* [THE REQUEST]: From the listing that follows, reproduce only the lines from the one holding "Convert this chart" through the one holding "import * as", both included, with no pictures.

* [MATERIAL PROVIDED]:
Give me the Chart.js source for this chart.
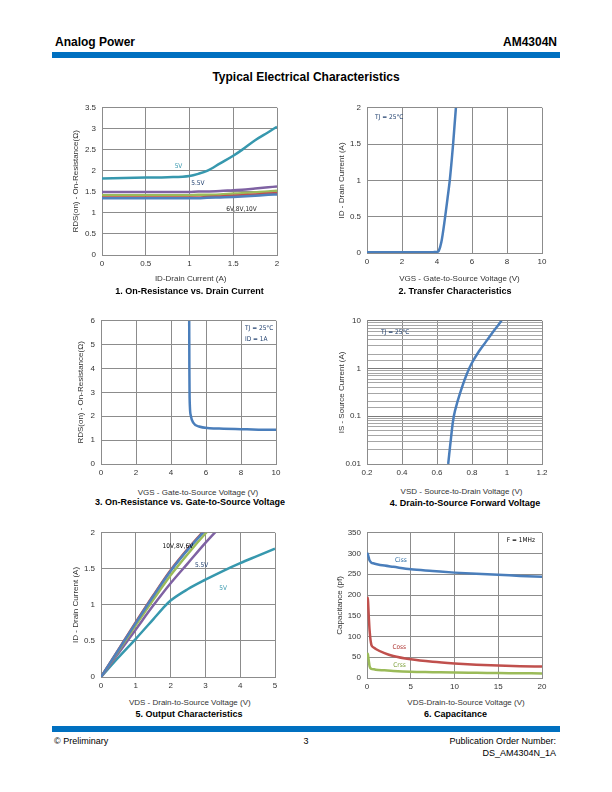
<!DOCTYPE html>
<html>
<head>
<meta charset="utf-8">
<script src="https://cdn.jsdelivr.net/npm/chart.js@4.4.1/dist/chart.umd.min.js"></script>
<style>
body { margin: 0; background: #fff; }
#page { position: relative; width: 612px; height: 792px; overflow: hidden; font-family: "Liberation Sans", Arial, sans-serif; color: #000; }
.t { position: absolute; white-space: nowrap; }
.bar { position: absolute; left: 52px; width: 508px; height: 6px; background: #0070C0; }
.cap { position: absolute; width: 240px; text-align: center; font-weight: bold; font-size: 9px; line-height: 12px; white-space: nowrap; }
.xt { position: absolute; width: 240px; text-align: center; font-size: 8px; line-height: 10px; color: #333; white-space: nowrap; }
canvas { position: absolute; }
</style>
</head>
<body>
<div id="page">
  <div class="t" style="left:55px;top:35px;font-size:12px;font-weight:bold;">Analog Power</div>
  <div class="t" style="right:55px;top:35px;font-size:12px;font-weight:bold;">AM4304N</div>
  <div class="bar" style="top:52px;"></div>
  <div class="t" style="left:0;width:612px;text-align:center;top:70px;font-size:12px;font-weight:bold;">Typical Electrical Characteristics</div>

  <canvas id="c1"></canvas>
  <canvas id="c2"></canvas>
  <canvas id="c3"></canvas>
  <canvas id="c4"></canvas>
  <canvas id="c5"></canvas>
  <canvas id="c6"></canvas>

  <div class="xt" style="left:70.7px;top:273.7px;">ID-Drain Current (A)</div>
  <div class="xt" style="left:339.5px;top:273.7px;">VGS - Gate-to-Source Voltage (V)</div>
  <div class="xt" style="left:78px;top:487.7px;">VGS - Gate-to-Source Voltage (V)</div>
  <div class="xt" style="left:341.5px;top:486.7px;">VSD - Source-to-Drain Voltage (V)</div>
  <div class="xt" style="left:69.8px;top:698.3px;">VDS - Drain-to-Source Voltage (V)</div>
  <div class="xt" style="left:346px;top:698.3px;">VDS-Drain-to-Source Voltage (V)</div>

  <div class="cap" style="left:69.5px;top:285px;">1. On-Resistance vs. Drain Current</div>
  <div class="cap" style="left:335px;top:284.7px;">2. Transfer Characteristics</div>
  <div class="cap" style="left:70px;top:495.5px;">3. On-Resistance vs. Gate-to-Source Voltage</div>
  <div class="cap" style="left:345px;top:496.7px;">4. Drain-to-Source Forward Voltage</div>
  <div class="cap" style="left:69px;top:707.5px;">5. Output Characteristics</div>
  <div class="cap" style="left:335.5px;top:708.3px;">6. Capacitance</div>

  <div class="bar" style="top:726px;"></div>
  <div class="t" style="left:54px;top:736px;font-size:9px;">© Preliminary</div>
  <div class="t" style="left:0;width:612px;text-align:center;top:736px;font-size:9px;">3</div>
  <div class="t" style="right:56px;top:736px;font-size:9px;text-align:right;line-height:11.7px;">Publication Order Number:<br>DS_AM4304N_1A</div>
</div>

<script>
// 1. RDS(on) vs drain current
const id1 = [0, 0.25, 0.5, 0.75, 1.0, 1.1, 1.2, 1.35, 1.5, 1.6, 1.75, 1.9, 2.0];
const rds1_5V  = [1.82, 1.83, 1.84, 1.85, 1.88, 1.93, 2.0, 2.18, 2.36, 2.5, 2.73, 2.92, 3.05];
const rds1_55V = [1.50, 1.50, 1.50, 1.50, 1.50, 1.51, 1.51, 1.52, 1.54, 1.55, 1.58, 1.61, 1.63];
const rds1_6V  = [1.42, 1.42, 1.42, 1.42, 1.42, 1.43, 1.43, 1.44, 1.46, 1.47, 1.49, 1.51, 1.53];
const rds1_8V  = [1.37, 1.37, 1.37, 1.37, 1.37, 1.37, 1.38, 1.39, 1.41, 1.42, 1.44, 1.46, 1.47];
const rds1_10V = [1.35, 1.35, 1.35, 1.35, 1.35, 1.35, 1.36, 1.37, 1.38, 1.39, 1.41, 1.43, 1.44];

// 2. transfer
const vgs2 = [0, 1, 2, 3, 3.8, 4.0, 4.1, 4.25, 4.45, 4.6, 4.73, 4.83, 4.92, 5.0, 5.08];
const id2  = [0.01, 0.01, 0.01, 0.01, 0.012, 0.015, 0.03, 0.15, 0.47, 0.75, 1.0, 1.25, 1.5, 1.75, 2.0];

// 3. RDS(on) vs VGS
const vgs3 = [5.04, 5.05, 5.06, 5.08, 5.14, 5.28, 5.6, 6.2, 7, 8, 9, 10];
const rds3 = [6.0, 4.0, 3.0, 2.4, 2.0, 1.72, 1.57, 1.5, 1.48, 1.46, 1.44, 1.43];

// 4. body diode forward voltage
const vsd4 = [0.664, 0.68, 0.696, 0.72, 0.746, 0.77, 0.797, 0.84, 0.883, 0.925, 0.969];
const is4  = [0.01, 0.035, 0.1, 0.22, 0.44, 0.76, 1.26, 2.3, 3.8, 6.2, 10];

// 5. output characteristics
const vds5 = [0, 0.5, 1, 1.5, 2, 2.5, 3, 3.5];
const id5_10V  = [0, 0.375, 0.75, 1.12, 1.47, 1.77, 2.04];
const id5_8V   = [0, 0.38, 0.76, 1.13, 1.48, 1.78, 2.05];
const id5_6V   = [0, 0.36, 0.72, 1.07, 1.41, 1.71, 1.99, 2.25];
const id5_55V  = [0, 0.33, 0.66, 0.99, 1.3, 1.58, 1.86, 2.12];
const vds5_5V  = [0, 0.5, 1, 1.5, 1.85, 2, 2.5, 3, 3.5, 4, 4.5, 5];
const id5_5V   = [0, 0.27, 0.53, 0.8, 0.99, 1.06, 1.22, 1.35, 1.47, 1.58, 1.68, 1.78];

// 6. capacitance
const vds6 = [0, 0.1, 0.2, 0.3, 0.5, 0.8, 1, 2, 3, 5, 7.5, 10, 12.5, 15, 17.5, 20];
const ciss = [302, 298, 290, 283, 278, 276, 275, 271, 268, 262, 258, 254, 251, 249, 246, 244];
const coss = [195, 190, 150, 114, 80, 73, 70, 60, 53, 45, 39, 35, 32, 30, 28.5, 27.5];
const crss = [60, 57, 42, 28, 22, 21, 20, 18.5, 17, 15, 14, 13, 12.5, 12, 11.5, 11];

const BLUE = '#4F81BD', RED = '#C0504D', GREEN = '#9BBB59', PURPLE = '#7F62A3', TEAL = '#3798AE';
const GRID = '#8c8c8c';
const NAVY = '#1F3F6E';
const noteFont = '6.5px "Liberation Sans Narrow", "DejaVu Sans Condensed", "Noto Sans", sans-serif';

Chart.defaults.font.family = '"Liberation Sans", Arial, sans-serif';
Chart.defaults.font.size = 8;
Chart.defaults.color = '#333';
Chart.defaults.animation = false;

const fmt = v => String(+Number(v).toFixed(2));
const isDecade = v => Math.abs(Math.log10(v) - Math.round(Math.log10(v))) < 1e-9;
const pts = (xs, ys) => ys.map((y, i) => ({ x: xs[i], y }));

function line(xs, ys, color, smooth) {
  const ds = { data: pts(xs, ys), borderColor: color, borderWidth: 2.5, pointRadius: 0, fill: false };
  if (smooth) ds.tension = smooth;
  else ds.cubicInterpolationMode = 'monotone';
  return ds;
}

// small text labels placed in data coordinates
function notes(items) {
  return {
    id: 'notes',
    afterDatasetsDraw(chart) {
      const { ctx, scales } = chart;
      ctx.save();
      ctx.textAlign = 'left';
      ctx.textBaseline = 'middle';
      items.forEach(n => {
        ctx.font = noteFont;
        ctx.fillStyle = n.color;
        ctx.fillText(n.text, scales.x.getPixelForValue(n.x), scales.y.getPixelForValue(n.y));
      });
      ctx.restore();
    }
  };
}

// g: plot rectangle in page pixels plus y-title centre
function build(id, g, spec) {
  const L = g.x0 - 42, T = g.y0 - 10;
  const W = Math.round(g.x1 + 14 - L), H = Math.round(g.y1 + 20 - T);
  const padL = g.yt - 4.8 - L;
  const cv = document.getElementById(id);
  cv.style.left = L + 'px'; cv.style.top = T + 'px';
  cv.style.width = W + 'px'; cv.style.height = H + 'px';
  cv.width = W; cv.height = H;

  const yAxis = spec.log ? {
    type: 'logarithmic', min: spec.y[0], max: spec.y[1],
    ticks: { autoSkip: false, padding: 6, callback: v => isDecade(v) ? fmt(v) : '' },
    grid: { drawTicks: false, color: c => isDecade(c.tick.value) ? '#7a7a7a' : '#a6a6a6' }
  } : {
    type: 'linear', min: spec.y[0], max: spec.y[1],
    ticks: { stepSize: spec.y[2], padding: 6, callback: fmt },
    grid: { drawTicks: false, color: GRID }
  };
  yAxis.border = { color: GRID };
  yAxis.title = { display: true, text: spec.yTitle, padding: 0, font: { size: 8 } };
  yAxis.afterFit = s => { s.width = g.x0 - L - padL; };

  return new Chart(cv, {
    type: 'line',
    data: { datasets: spec.datasets },
    options: {
      responsive: false,
      layout: { padding: { left: padL, top: 10, right: 14, bottom: 0 } },
      plugins: { legend: { display: false }, tooltip: { enabled: false } },
      scales: {
        x: {
          type: 'linear', min: spec.x[0], max: spec.x[1],
          ticks: { stepSize: spec.x[2], padding: 4, maxRotation: 0, autoSkip: false, callback: fmt },
          grid: { drawTicks: false, color: GRID },
          border: { color: GRID },
          afterFit: s => { s.height = T + H - g.y1; }
        },
        y: yAxis
      }
    },
    plugins: [notes(spec.notes || [])]
  });
}

build('c1', { x0: 102, y0: 107, x1: 277, y1: 255, yt: 76 }, {
  x: [0, 2, 0.5], y: [0, 3.5, 0.5], yTitle: 'RDS(on) - On-Resistance(Ω)',
  datasets: [
    line(id1, rds1_10V, BLUE), line(id1, rds1_8V, RED), line(id1, rds1_6V, GREEN),
    line(id1, rds1_55V, PURPLE), line(id1, rds1_5V, TEAL)
  ],
  notes: [
    { text: '5V', x: 0.83, y: 2.1, color: TEAL },
    { text: '5.5V', x: 1.02, y: 1.7, color: NAVY },
    { text: '6V,8V,10V', x: 1.42, y: 1.09, color: '#262626' }
  ]
});

build('c2', { x0: 367, y0: 107, x1: 542, y1: 253, yt: 341.7 }, {
  x: [0, 10, 2], y: [0, 2, 0.5], yTitle: 'ID - Drain Current (A)',
  datasets: [line(vgs2, id2, '#4A7EBB')],
  notes: [{ text: 'TJ = 25°C', x: 0.46, y: 1.87, color: NAVY }]
});

build('c3', { x0: 101, y0: 320, x1: 276, y1: 464, yt: 80.7 }, {
  x: [0, 10, 2], y: [0, 6, 1], yTitle: 'RDS(on) - On-Resistance(Ω)',
  datasets: [line(vgs3, rds3, '#4A7EBB')],
  notes: [
    { text: 'TJ = 25°C', x: 8.23, y: 5.7, color: NAVY },
    { text: 'ID = 1A', x: 8.23, y: 5.21, color: NAVY }
  ]
});

build('c4', { x0: 367, y0: 320, x1: 542, y1: 464, yt: 341.7 }, {
  x: [0.2, 1.2, 0.2], y: [0.01, 10], log: true, yTitle: 'IS - Source Current (A)',
  datasets: [line(vsd4, is4, '#4A7EBB', 0.4)],
  notes: [{ text: 'TJ = 25°C', x: 0.28, y: 5.7, color: NAVY }]
});

build('c5', { x0: 101, y0: 532, x1: 275, y1: 677, yt: 76 }, {
  x: [0, 5, 1], y: [0, 2, 0.5], yTitle: 'ID - Drain Current (A)',
  datasets: [
    line(vds5, id5_10V, BLUE), line(vds5, id5_8V, RED), line(vds5, id5_6V, GREEN),
    line(vds5, id5_55V, PURPLE), line(vds5_5V, id5_5V, TEAL)
  ],
  notes: [
    { text: '10V,8V,6V', x: 1.77, y: 1.81, color: '#000' },
    { text: '5.5V', x: 2.7, y: 1.545, color: NAVY },
    { text: '5V', x: 3.4, y: 1.23, color: TEAL }
  ]
});

build('c6', { x0: 367, y0: 532, x1: 542, y1: 678, yt: 340 }, {
  x: [0, 20, 5], y: [0, 350, 50], yTitle: 'Capacitance (pf)',
  datasets: [line(vds6, ciss, '#4A7EBB'), line(vds6, coss, RED), line(vds6, crss, GREEN)],
  notes: [
    { text: 'Ciss', x: 3.2, y: 284, color: '#2E6DA4' },
    { text: 'Coss', x: 2.9, y: 73.6, color: '#B03A37' },
    { text: 'Crss', x: 3.0, y: 29.5, color: '#7FA23D' },
    { text: 'F = 1MHz', x: 15.97, y: 332, color: '#000' }
  ]
});
</script>
</body>
</html>
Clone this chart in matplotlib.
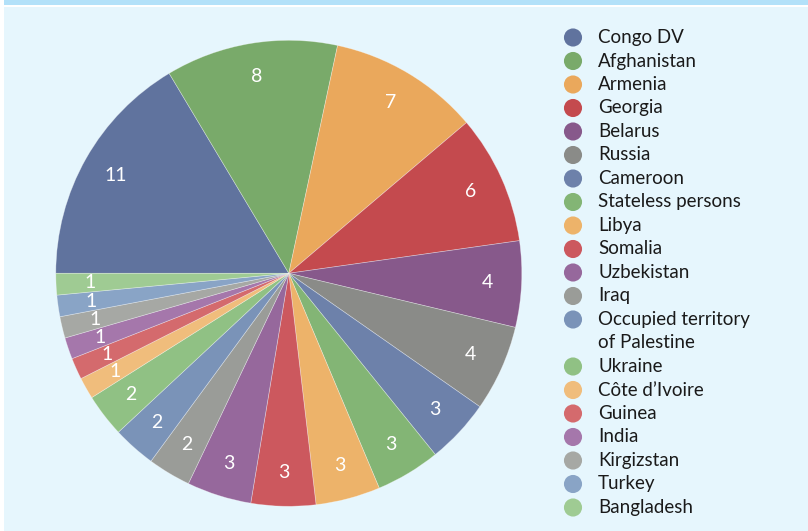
import matplotlib.pyplot as plt
from matplotlib.patches import Rectangle

# data
countries = ["Congo DV", "Afghanistan", "Armenia", "Georgia", "Belarus", "Russia",
             "Cameroon", "Stateless persons", "Libya", "Somalia", "Uzbekistan", "Iraq",
             "Occupied territory\nof Palestine", "Ukraine", "Côte d’Ivoire", "Guinea",
             "India", "Kirgizstan", "Turkey", "Bangladesh"]
values = [11, 8, 7, 6, 4, 4, 3, 3, 3, 3, 3, 2, 2, 2, 1, 1, 1, 1, 1, 1]
colors = ["#60739e", "#79aa6a", "#eaa85c", "#c44a4e", "#87598b", "#8a8b88",
          "#6d81aa", "#83b575", "#edb36a", "#cc585e", "#96689c", "#9a9c98",
          "#7a93b8", "#90c184", "#f0bd7c", "#d46a6d", "#a577ab", "#a6a8a4",
          "#89a4c6", "#9fcb93"]

W, H = 808, 531
total = sum(values)

fig = plt.figure(figsize=(W / 100, H / 100), dpi=100, facecolor="white")

# background panel + top strip
fig.patches.append(Rectangle((4 / W, 0), 1, 1 - 7 / H, transform=fig.transFigure,
                             facecolor="#e6f6fd", edgecolor="none", zorder=-5))
fig.patches.append(Rectangle((4 / W, 1 - 5 / H), 1, 5 / H, transform=fig.transFigure,
                             facecolor="#b3e1f9", edgecolor="none", zorder=-5))

# pie
cx, cy, r = 288.8, 273.3, 233
ax = fig.add_axes([(cx - r) / W, (H - cy - r) / H, 2 * r / W, 2 * r / H])
ax.set_facecolor("none")
wedges, texts, autotexts = ax.pie(
    values, colors=colors, startangle=180, counterclock=False, radius=1,
    autopct=lambda p: f"{round(p * total / 100)}", pctdistance=0.855,
    wedgeprops=dict(edgecolor=(1, 1, 1, 0.4), linewidth=0.5),
    textprops=dict(color="white", fontsize=14, family="Lato"))
ax.set_xlim(-1, 1)
ax.set_ylim(-1, 1)
ax.axis("off")

# legend
lg = fig.add_axes([0, 0, 1, 1])
lg.set_facecolor("none")
lg.set_xlim(0, W)
lg.set_ylim(H, 0)
lg.axis("off")
row = 0
for name, c in zip(countries, colors):
    y = 37.5 + row * 23.5
    lg.scatter(573, y, s=170, color=c, edgecolor="none")
    for i, line in enumerate(name.split("\n")):
        lg.text(598, y + i * 23.5, line, fontsize=13.5, family="Lato",
                color="#1a1a1a", va="center")
    row += 1 + name.count("\n")

fig.savefig("out.png", dpi=100, facecolor=fig.get_facecolor())
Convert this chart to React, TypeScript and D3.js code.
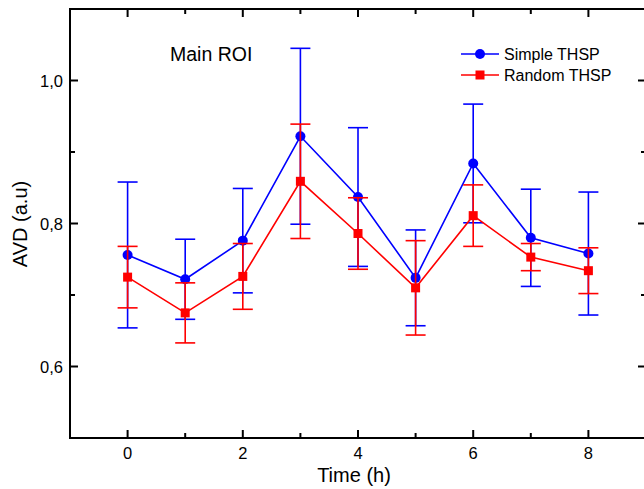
import React from "react";
import * as d3 from "d3";

const times = [0, 1, 2, 3, 4, 5, 6, 7, 8];
const simpleMean = [0.756, 0.722, 0.776, 0.922, 0.837, 0.724, 0.884, 0.78, 0.758];
const simpleErr = [0.102, 0.056, 0.073, 0.123, 0.097, 0.067, 0.083, 0.068, 0.086];
const randomMean = [0.725, 0.675, 0.726, 0.859, 0.786, 0.71, 0.811, 0.753, 0.734];
const randomErr = [0.043, 0.042, 0.046, 0.08, 0.05, 0.066, 0.043, 0.019, 0.032];
const xMajorTicks = [0, 2, 4, 6, 8];
const xMinorTicks = [1, 3, 5, 7];
const yMajorTicks = [0.6, 0.8, 1.0];
const yMinorTicks = [0.7, 0.9];

const FONT = "'Liberation Sans', Arial, sans-serif";

export default function App() {
  const left = 70, right = 646, top = 9, bottom = 438;
  const x = d3.scaleLinear().domain([-1, 9]).range([left, right]);
  const y = d3.scaleLinear().domain([0.5, 1.1]).range([bottom, top]);
  const fmt = (v: number) => v.toFixed(1).replace(".", ",");

  const series = [
    { mean: simpleMean, err: simpleErr, color: "#0000FF", shape: "circle" },
    { mean: randomMean, err: randomErr, color: "#FF0000", shape: "square" },
  ];

  const line = d3
    .line<number>()
    .x((_, i) => x(times[i]))
    .y((d) => y(d));

  const capW = 10;

  return (
    <svg
      width={644}
      height={489}
      style={{ position: "absolute", left: 0, top: 0, background: "#fff" }}
    >
      <rect x={0} y={0} width={644} height={489} fill="#fff" />
      {series.map((s, si) => (
        <g key={si}>
          {times.map((t, i) => {
            const cx = x(t);
            const y1 = y(s.mean[i] + s.err[i]);
            const y2 = y(s.mean[i] - s.err[i]);
            return (
              <g key={i} stroke={s.color} strokeWidth={1.6}>
                <line x1={cx} x2={cx} y1={y1} y2={y2} />
                <line x1={cx - capW} x2={cx + capW} y1={y1} y2={y1} />
                <line x1={cx - capW} x2={cx + capW} y1={y2} y2={y2} />
              </g>
            );
          })}
          <path d={line(s.mean) || ""} fill="none" stroke={s.color} strokeWidth={1.6} />
          {times.map((t, i) =>
            s.shape === "circle" ? (
              <circle key={i} cx={x(t)} cy={y(s.mean[i])} r={5} fill={s.color} />
            ) : (
              <rect
                key={i}
                x={x(t) - 4.5}
                y={y(s.mean[i]) - 4.5}
                width={9}
                height={9}
                fill={s.color}
              />
            )
          )}
        </g>
      ))}

      {/* axes frame */}
      <g stroke="#000" strokeWidth={2} fill="none">
        <line x1={left} x2={left} y1={top} y2={bottom + 1} />
        <line x1={left - 1} x2={right} y1={bottom} y2={bottom} />
        <line x1={left - 1} x2={right} y1={top} y2={top} />
        <line x1={right} x2={right} y1={top} y2={bottom} />
      </g>

      {/* x ticks */}
      <g stroke="#000" strokeWidth={2}>
        {xMajorTicks.map((t) => (
          <g key={"xm" + t}>
            <line x1={x(t)} x2={x(t)} y1={bottom} y2={bottom - 8} />
            <line x1={x(t)} x2={x(t)} y1={top} y2={top + 8} />
          </g>
        ))}
        {xMinorTicks.map((t) => (
          <g key={"xn" + t}>
            <line x1={x(t)} x2={x(t)} y1={bottom} y2={bottom - 5} />
            <line x1={x(t)} x2={x(t)} y1={top} y2={top + 5} />
          </g>
        ))}
        {yMajorTicks.map((v) => (
          <g key={"ym" + v}>
            <line x1={left} x2={left + 8} y1={y(v)} y2={y(v)} />
            <line x1={right} x2={right - 8} y1={y(v)} y2={y(v)} />
          </g>
        ))}
        {yMinorTicks.map((v) => (
          <g key={"yn" + v}>
            <line x1={left} x2={left + 5} y1={y(v)} y2={y(v)} />
            <line x1={right} x2={right - 5} y1={y(v)} y2={y(v)} />
          </g>
        ))}
      </g>

      {/* tick labels */}
      <g fontFamily={FONT} fontSize={16.5} fill="#000">
        {xMajorTicks.map((t) => (
          <text key={"xl" + t} x={x(t)} y={459} textAnchor="middle">
            {t}
          </text>
        ))}
        {yMajorTicks.map((v) => (
          <text key={"yl" + v} x={63} y={y(v) + 6} textAnchor="end">
            {fmt(v)}
          </text>
        ))}
      </g>

      {/* axis titles */}
      <text x={354} y={482} textAnchor="middle" fontFamily={FONT} fontSize={20}>
        Time (h)
      </text>
      <text
        transform={`translate(27,224) rotate(-90)`}
        textAnchor="middle"
        fontFamily={FONT}
        fontSize={20}
      >
        AVD (a.u)
      </text>

      {/* annotation */}
      <text x={170} y={61} fontFamily={FONT} fontSize={19.5}>
        Main ROI
      </text>

      {/* legend */}
      <g fontFamily={FONT} fontSize={16}>
        <line x1={461} x2={499} y1={54} y2={54} stroke="#0000FF" strokeWidth={1.6} />
        <circle cx={480} cy={54} r={5} fill="#0000FF" />
        <text x={504} y={60}>Simple THSP</text>
        <line x1={461} x2={499} y1={75} y2={75} stroke="#FF0000" strokeWidth={1.6} />
        <rect x={475.5} y={70.5} width={9} height={9} fill="#FF0000" />
        <text x={504} y={81}>Random THSP</text>
      </g>
    </svg>
  );
}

* [SOLUTION TO THIS PROBLEM]:
Convert this chart to React, TypeScript and D3.js code.
import React from "react";
import * as d3 from "d3";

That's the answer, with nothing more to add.